As they watched the wights begin to smoke and blister under the radiance, a wave of desperate relief washed through them.

But then—

A strange, distant howl echoed across the darkness.

The white light vanished instantly.

Darkness fell again.

The wights surged forward once more, and the Night's Watch broke into a panicked retreat.

---

Following the commander's orders, a group of just over twenty men formed a rearguard—a suicide squad. Their faces were tight with fear and resolve as they faced the oncoming horde.

But numbers told the story.

They lasted barely ten seconds before being completely overwhelmed.

And by then, the main force had not yet fully withdrawn from the mountain.

What followed was inevitable.

---

Charles watched everything in silence, utterly powerless.

Gathering purifying light in the dead of night was already difficult—let alone under the suppression of that unknown force.

The flash of light he had just summoned had taken an absurd amount of effort to manifest, and the enemy hadn't even shown itself before extinguishing it with a single roar.

All he could do was watch as countless men died before his eyes.

He had briefly considered using corpse reanimation to counter the undead army—but the enemy was far faster.
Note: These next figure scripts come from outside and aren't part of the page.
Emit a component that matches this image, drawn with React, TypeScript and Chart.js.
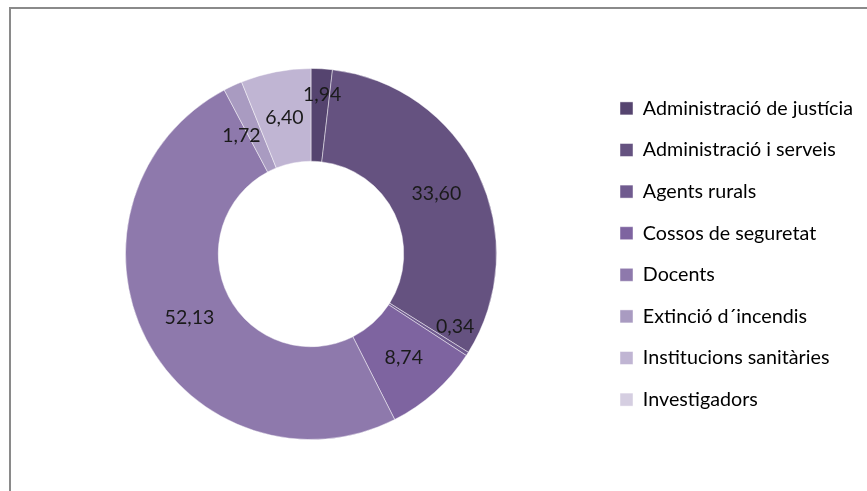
import React, { useEffect, useRef } from 'react';
import { Chart, registerables } from 'chart.js';

Chart.register(...registerables);

const categories = [
  'Administració de justícia',
  'Administració i serveis',
  'Agents rurals',
  'Cossos de seguretat',
  'Docents',
  'Extinció d´incendis',
  'Institucions sanitàries',
  'Investigadors',
];
const values = [1.94, 33.6, 0.34, 8.74, 52.13, 1.72, 6.4, 0];
const colors = ['#55446f', '#655280', '#705b8f', '#7e64a0', '#8e79ac', '#a99bc1', '#c0b5d3', '#d5cee1'];

// small manual nudges for data labels (px), like the original's moved labels
const labelNudges: [number, number][] = [
  [3, -20], [0, 0], [27, -2], [0, 0], [2, 0], [-11, 8], [0, 0], [0, 0],
];

const FONT = 'Lato, "Noto Sans", sans-serif';
const LEGEND_SIZE = 19.7;
const LABEL_SIZE = 19.5;

const fmt = (v: number) => v.toFixed(2).replace('.', ',');

const labelPlugin = {
  id: 'sliceLabels',
  afterDatasetsDraw(chart: any) {
    const ctx = chart.ctx;
    const meta = chart.getDatasetMeta(0);
    ctx.save();
    ctx.font = `${LABEL_SIZE}px ${FONT}`;
    ctx.fillStyle = '#1a1a1a';
    ctx.textAlign = 'center';
    ctx.textBaseline = 'middle';
    meta.data.forEach((arc: any, i: number) => {
      const v = values[i];
      if (!v) return;
      const p = arc.tooltipPosition();
      const n = labelNudges[i] || [0, 0];
      ctx.fillText(fmt(v), p.x + n[0], p.y + n[1]);
    });
    ctx.restore();
  },
};

export default function App() {
  const ref = useRef<HTMLCanvasElement>(null);

  useEffect(() => {
    const canvas = ref.current!;
    const mctx = canvas.getContext('2d')!;
    mctx.font = `${LEGEND_SIZE}px ${FONT}`;
    const maxW = Math.max(...categories.map((c) => mctx.measureText(c).width));

    const W = 867;
    const centerX = 311;
    const boxLeft = 620;
    const boxW = 13;
    const pad = 41.6 - LEGEND_SIZE;
    const legendLeft = boxLeft - pad;
    const legendWidth = pad + boxW + LEGEND_SIZE / 2 + maxW;
    const padRight = W - legendLeft - legendWidth;
    const padLeft = 2 * centerX - legendLeft;

    const chart = new Chart(canvas, {
      type: 'doughnut',
      data: {
        labels: categories,
        datasets: [
          {
            data: values,
            backgroundColor: colors,
            borderColor: 'rgba(255,255,255,0.45)',
            borderWidth: 1,
          },
        ],
      },
      options: {
        responsive: false,
        animation: false,
        cutout: '50%',
        layout: { padding: { top: 68, bottom: 51, left: padLeft, right: padRight } },
        plugins: {
          tooltip: { enabled: false },
          legend: {
            position: 'right',
            align: 'center',
            labels: {
              font: { family: FONT, size: LEGEND_SIZE },
              color: '#000',
              boxWidth: boxW,
              boxHeight: 13,
              padding: pad,
            },
          },
        },
      },
      plugins: [labelPlugin],
    } as any);

    // correct the legend's place so that its boxes start where intended
    const legend: any = (chart as any).legend;
    if (legend) {
      const dx = legendLeft - legend.left;
      if (Math.abs(dx) > 0.5) {
        (chart.options as any).layout.padding.right = padRight - dx;
        chart.update();
      }
    }
    return () => chart.destroy();
  }, []);

  return (
    <div style={{ position: 'fixed', left: 0, top: 0, width: 867, height: 491, overflow: 'hidden', background: '#fff' }}>
      <div
        style={{
          position: 'absolute',
          left: 9,
          top: 7,
          width: 1000,
          height: 1000,
          border: '2px solid #8a8a8a',
        }}
      />
      <canvas ref={ref} width={867} height={491} style={{ position: 'absolute', left: 0, top: 0 }} />
    </div>
  );
}
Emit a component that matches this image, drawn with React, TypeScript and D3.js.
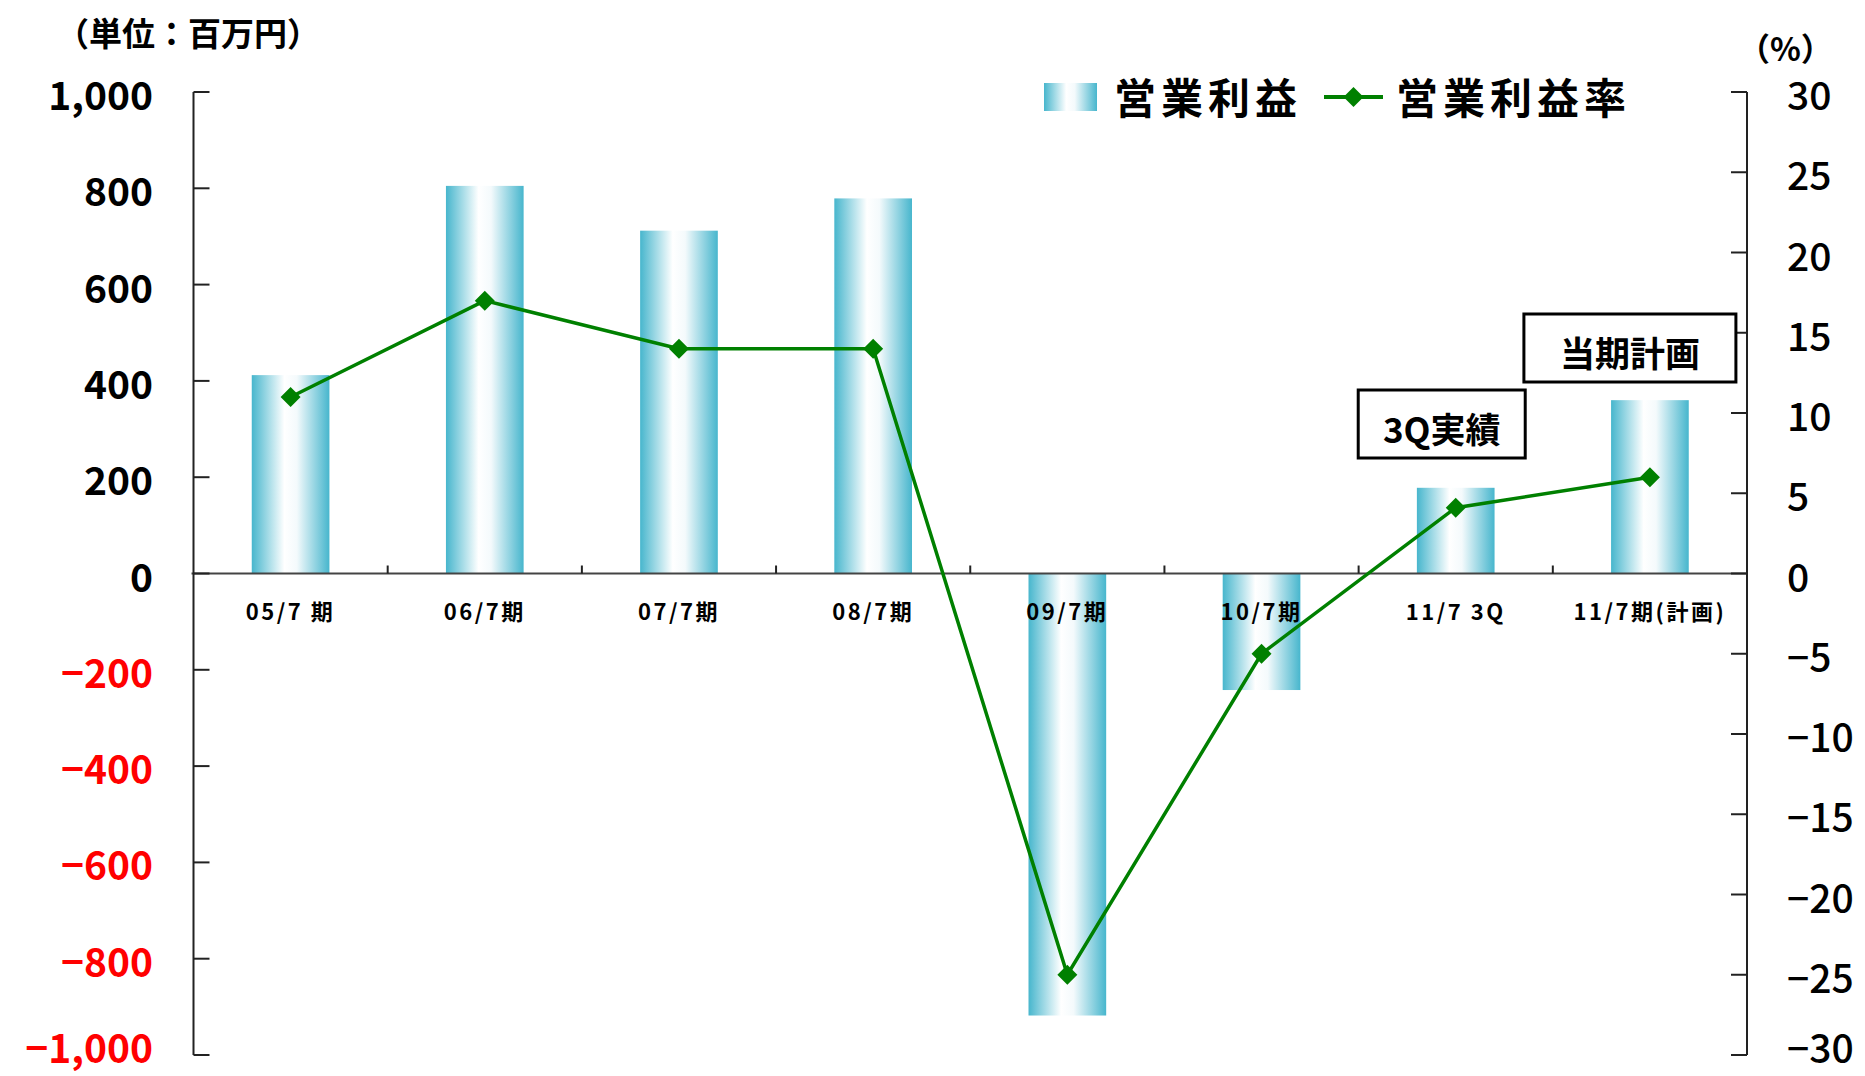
import React from 'react';
import * as d3 from 'd3';

const categories = ['05/7 期', '06/7期', '07/7期', '08/7期', '09/7期', '10/7期', '11/7 3Q', '11/7期(計画)'];
const operatingProfit = [412, 805, 712, 779, -918, -242, 178, 360];
const operatingMargin = [11.0, 17.0, 14.0, 14.0, -25.0, -5.0, 4.1, 6.0];
const leftTicks = [1000, 800, 600, 400, 200, 0, -200, -400, -600, -800, -1000];
const rightTicks = [30, 25, 20, 15, 10, 5, 0, -5, -10, -15, -20, -25, -30];
const seriesNames = ['営業利益', '営業利益率'];
const unitLeft = '（単位：百万円）';
const unitRight = '（%）';
const annotations = [
  { text: '3Q実績', cat: '11/7 3Q' },
  { text: '当期計画', cat: '11/7期(計画)' },
];

const W = 1865, H = 1076;
const L = 193.5, R = 1747, T = 92, B = 1055;
const FONT = '"Noto Sans CJK JP", "Noto Sans", sans-serif';
const GREEN = '#008000';
const TEAL = '#47b6cd';

export default function App() {
  const x = d3.scaleBand<string>().domain(categories).range([L, R]).paddingInner(0.6).paddingOuter(0.3);
  const yL = d3.scaleLinear().domain([-1000, 1000]).range([B, T]);
  const yR = d3.scaleLinear().domain([-30, 30]).range([B, T]);
  const fmt = d3.format(',');
  const minus = (s: string) => s.replace('-', '−');
  const cx = (c: string) => (x(c) as number) + x.bandwidth() / 2;
  const y0 = yL(0);
  const labelY = (py: number) => Math.min(py + 1, 1046);

  const line = d3.line<number>().x((_, i) => cx(categories[i])).y((d) => yR(d));
  const diamond = (px: number, py: number, r: number) =>
    `M${px},${py - r}L${px + r},${py}L${px},${py + r}L${px - r},${py}Z`;

  const boundaries = categories.slice(0, -1).map((c) => cx(c) + x.step() / 2);

  const annBoxes = [
    { w: 167, h: 68, dx: -14, top: 390 },
    { w: 212, h: 68, dx: -20, top: 314 },
  ];

  return (
    <svg width={W} height={H} style={{ position: 'absolute', left: 0, top: 0, background: '#fff' }} fontFamily={FONT}>
      <defs>
        <linearGradient id="barGrad" x1="0" x2="1" y1="0" y2="0">
          <stop offset="0" stopColor={TEAL} />
          <stop offset="0.42" stopColor="#ffffff" />
          <stop offset="0.58" stopColor="#f4fafc" />
          <stop offset="1" stopColor={TEAL} />
        </linearGradient>
      </defs>

      {operatingProfit.map((v, i) => {
        const c = categories[i];
        return (
          <rect key={c} x={x(c)} width={x.bandwidth()} y={Math.min(yL(v), y0)} height={Math.abs(yL(v) - y0)} fill="url(#barGrad)" />
        );
      })}

      <line x1={L - 2} x2={R} y1={y0} y2={y0} stroke="#444" strokeWidth={2} />
      {boundaries.map((bx, i) => (
        <line key={i} x1={bx} x2={bx} y1={y0} y2={y0 - 8} stroke="#222" strokeWidth={2} />
      ))}
      {categories.map((c) => (
        <text key={c} x={cx(c)} y={610} textAnchor="middle" dominantBaseline="central" fontSize={22} fontWeight={700} letterSpacing={2.5} fill="#000">
          {c}
        </text>
      ))}

      <line x1={L} x2={L} y1={T} y2={B} stroke="#222" strokeWidth={2} />
      {leftTicks.map((t) => (
        <g key={t}>
          <line x1={L} x2={L + 16} y1={yL(t)} y2={yL(t)} stroke="#222" strokeWidth={2} />
          <text x={153} y={labelY(yL(t))} textAnchor="end" dominantBaseline="central" fontSize={39} fontWeight={t < 0 ? 700 : 600} fill={t < 0 ? '#ff0000' : '#000'}>
            {minus(fmt(t))}
          </text>
        </g>
      ))}

      <line x1={R} x2={R} y1={T} y2={B} stroke="#222" strokeWidth={2} />
      {rightTicks.map((t) => (
        <g key={t}>
          <line x1={R} x2={R - 16} y1={yR(t)} y2={yR(t)} stroke="#222" strokeWidth={2} />
          <text x={1787} y={labelY(yR(t))} textAnchor="start" dominantBaseline="central" fontSize={39} fontWeight={500} fill="#000">
            {minus(String(t))}
          </text>
        </g>
      ))}

      <path d={line(operatingMargin) || ''} fill="none" stroke={GREEN} strokeWidth={3.5} />
      {operatingMargin.map((v, i) => (
        <path key={i} d={diamond(cx(categories[i]), yR(v), 10)} fill={GREEN} />
      ))}

      <text x={56} y={32} dominantBaseline="central" fontSize={33} fontWeight={700}>{unitLeft}</text>
      <text x={1738} y={47} dominantBaseline="central" fontSize={32} fontWeight={700}>{unitRight}</text>

      <rect x={1044} y={83} width={53} height={28} fill="url(#barGrad)" />
      <text x={1114} y={95} dominantBaseline="central" fontSize={42} fontWeight={700} letterSpacing={5}>{seriesNames[0]}</text>
      <line x1={1324} x2={1383} y1={97} y2={97} stroke={GREEN} strokeWidth={4} />
      <path d={diamond(1353.5, 97, 10)} fill={GREEN} />
      <text x={1396} y={95} dominantBaseline="central" fontSize={42} fontWeight={700} letterSpacing={5}>{seriesNames[1]}</text>

      {annotations.map((a, i) => {
        const b = annBoxes[i];
        const bx = cx(a.cat) + b.dx - b.w / 2;
        return (
          <g key={a.text}>
            <rect x={bx} y={b.top} width={b.w} height={b.h} fill="#fff" stroke="#000" strokeWidth={3} />
            <text x={bx + b.w / 2} y={b.top + b.h / 2 + 3} textAnchor="middle" dominantBaseline="central" fontSize={35} fontWeight={700}>
              {a.text}
            </text>
          </g>
        );
      })}
    </svg>
  );
}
Yet that, at least, allowed him to see the truth.

The creation of wights was nothing like necromancy.

What he witnessed shattered his assumptions.

When the rearguard Watchmen died, their souls crawled out of their bodies—but only briefly. Under the wights' gnawing, those souls were torn apart just like their corpses, dissolving into gray mist and vanishing completely.

At the same time, the mangled bodies—half-buried in snow—suddenly opened their eyes.

Their pupils glowed an icy blue.

"This isn't necromancy at all," Charles realized.

Standing amid the "empty" camp as countless horrors rushed past, a chill ran through him.

Necromancers wield death and souls.

But this power devoured the souls of the living and then granted the corpse an entirely new existence.

If wights were merely soldiers—

Then what, exactly, were the Others?

He didn't know.

And after what he'd just witnessed, he couldn't even be certain that his current state was completely safe.

Charles cast one last glance at the sky.

Golden flames flared across his brow.

And his figure vanished from the mountain.